Dumas’ method was a very simple method using PV=nRT in order to calculate to molar mass of the unknown.
This method assumes that the liquid neither dissociates or associates in going from liquid to vapour, thus the molecular mass of the liquid would be the same of the vapour [1]. With Dumas’ method the resulting molar mass was 73.44 g/mol. This does make sense because in the results it was determined that the functional group was an ester and there are two esters that are very close in molar mass, methyl acetate and ethyl formate. The methyl acetate and the ethyl formate both have a molar mass of 74.08 g/mol [5][6]. The last step is to distinguish between the two. Both methyl acetate and ethyl formate are described as having a “fruity odour”, relatively close boiling points and the same colourless appearance [5][6]. However, there is one source that says that methyl acetate has a “characteristically pleasant smell reminiscent of some glues and nail polish removers” [7]. For the ester test in the lab, the unknown and the ester did smell a lot like nail polish remover. One method of discovering the specific ester one had is to taste it. Each ether has a different taste, for methyl acetate it’s described as a “fleeting fruity taste” [5], and for ethyl formate it’s described as having a slightly bitter taste [6]. The main potential source of error is when using the Dumas’ method one must poke a hole into the tin foil.

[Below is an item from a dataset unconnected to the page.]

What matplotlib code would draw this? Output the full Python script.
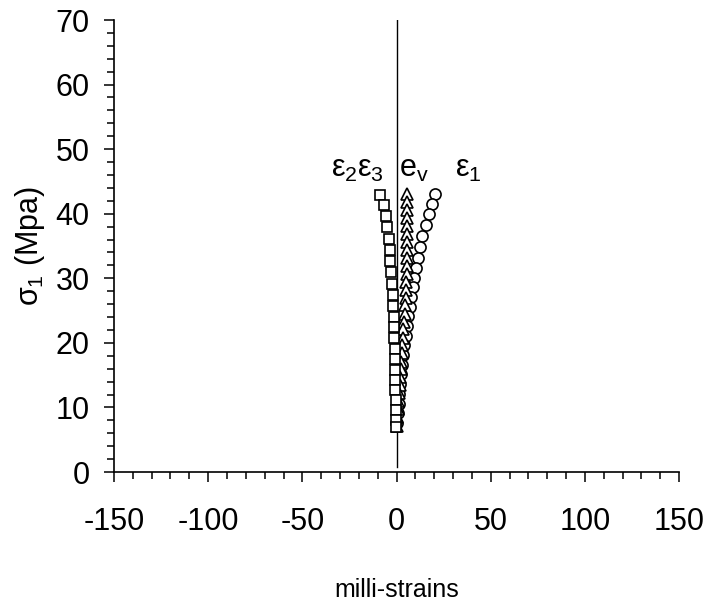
import numpy as np
import matplotlib.pyplot as plt
from matplotlib.ticker import MultipleLocator

plt.rcParams['font.family'] = ['Liberation Sans', 'DejaVu Sans']
plt.rcParams['mathtext.fontset'] = 'custom'
plt.rcParams['mathtext.rm'] = 'Liberation Sans'
plt.rcParams['mathtext.it'] = 'Liberation Sans'
plt.rcParams['axes.unicode_minus'] = False

# epsilon_2 / epsilon_3 (squares)
sig_sq = [42.9, 41.3, 39.6, 37.9, 36.1, 34.4, 32.6, 30.9, 29.1, 27.4, 25.7,
          24.0, 22.4, 20.7, 19.1, 17.5, 15.8, 14.2, 12.7, 11.1, 9.6, 8.0, 7.0]
eps_sq = [-8.6, -6.9, -5.8, -4.9, -4.1, -3.6, -3.2, -2.7, -2.3, -2.0, -1.7,
          -1.5, -1.3, -1.1, -1.0, -0.9, -0.8, -0.7, -0.6, -0.5, -0.4, -0.3, -0.2]

# volumetric strain (triangles)
sig_tri = [43.0, 41.8, 40.6, 39.4, 38.1, 36.9, 35.6, 34.4, 33.2, 31.9, 30.7,
           29.5, 28.2, 27.0, 25.8, 24.5, 23.3, 22.1, 20.8, 19.6, 18.4, 17.1,
           15.9, 14.7, 13.4, 12.2, 11.0, 9.7, 8.5, 7.2]
eps_tri = [5.6, 5.7, 5.7, 5.7, 5.7, 5.7, 5.7, 5.6, 5.6, 5.5, 5.4,
           5.2, 5.0, 4.8, 4.5, 4.3, 4.0, 3.7, 3.4, 3.1, 2.8, 2.5,
           2.2, 1.9, 1.6, 1.3, 1.0, 0.8, 0.5, 0.3]

# epsilon_1 (circles)
sig_cir = [43.0, 41.5, 39.9, 38.2, 36.5, 34.9, 33.2, 31.6, 30.1, 28.6, 27.1,
           25.6, 24.1, 22.6, 21.1, 19.6, 18.1, 16.6, 15.1, 13.6, 12.1, 10.6,
           9.1, 7.6]
eps_cir = [20.6, 18.9, 17.2, 15.4, 13.8, 12.4, 11.2, 10.3, 9.5, 8.7, 7.9,
           7.1, 6.3, 5.5, 4.8, 4.1, 3.5, 2.9, 2.4, 1.9, 1.5, 1.1,
           0.7, 0.4]

fig = plt.figure(figsize=(7.06, 6.08), dpi=100)
ax = fig.add_axes([114 / 706, 1 - 472 / 608, 565 / 706, 452 / 608])

ax.axvline(0, ymin=0.01, ymax=1, color='black', lw=1)

mk = dict(linestyle='none', markerfacecolor='white', markeredgecolor='black',
          markeredgewidth=1.2)
ax.plot(eps_cir, sig_cir, marker='o', markersize=8, **mk)
ax.plot(eps_tri, sig_tri, marker='^', markersize=8, **mk)
ax.plot(eps_sq, sig_sq, marker='s', markersize=7.5, **mk)

ax.set_xlim(-150, 150)
ax.set_ylim(0, 70)
ax.spines['top'].set_visible(False)
ax.spines['right'].set_visible(False)
for s in ('left', 'bottom'):
    ax.spines[s].set_linewidth(1.2)
ax.xaxis.set_major_locator(MultipleLocator(50))
ax.xaxis.set_minor_locator(MultipleLocator(10))
ax.yaxis.set_major_locator(MultipleLocator(10))
ax.yaxis.set_minor_locator(MultipleLocator(2))
ax.tick_params(which='major', length=7.5, width=1.1, labelsize=22, colors='black')
ax.tick_params(which='minor', length=5, width=1.1)
ax.tick_params(axis='x', which='major', pad=18)
ax.tick_params(axis='y', which='major', pad=10)

ax.set_xlabel('milli-strains', fontsize=18, labelpad=29)
ax.set_ylabel(r'$\sigma_1$ (Mpa)', fontsize=22, labelpad=6)

ax.text(-21, 47, r'$\varepsilon_2\varepsilon_3$', fontsize=22, ha='center', va='center')
ax.text(9, 47, r'$\mathrm{e_v}$', fontsize=22, ha='center', va='center')
ax.text(38, 47, r'$\varepsilon_1$', fontsize=22, ha='center', va='center')

fig.savefig('out.png', dpi=100)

This is effective in the case that it allows one to use the
atmospheric pressure within the calculations however its potentially ineffective for the reason that some particles may be able to escape from the hole. Overall, this would result in a lower mass and cause the molar mass to be a lower number than it should have been.
Conclusion
The purpose of this was to determine the identity of the unknown compound #12. This was completed successfully through qualitative and quantitative analyses. The identity was determined to be methyl acetate; the structure is displayed in figure 2.0.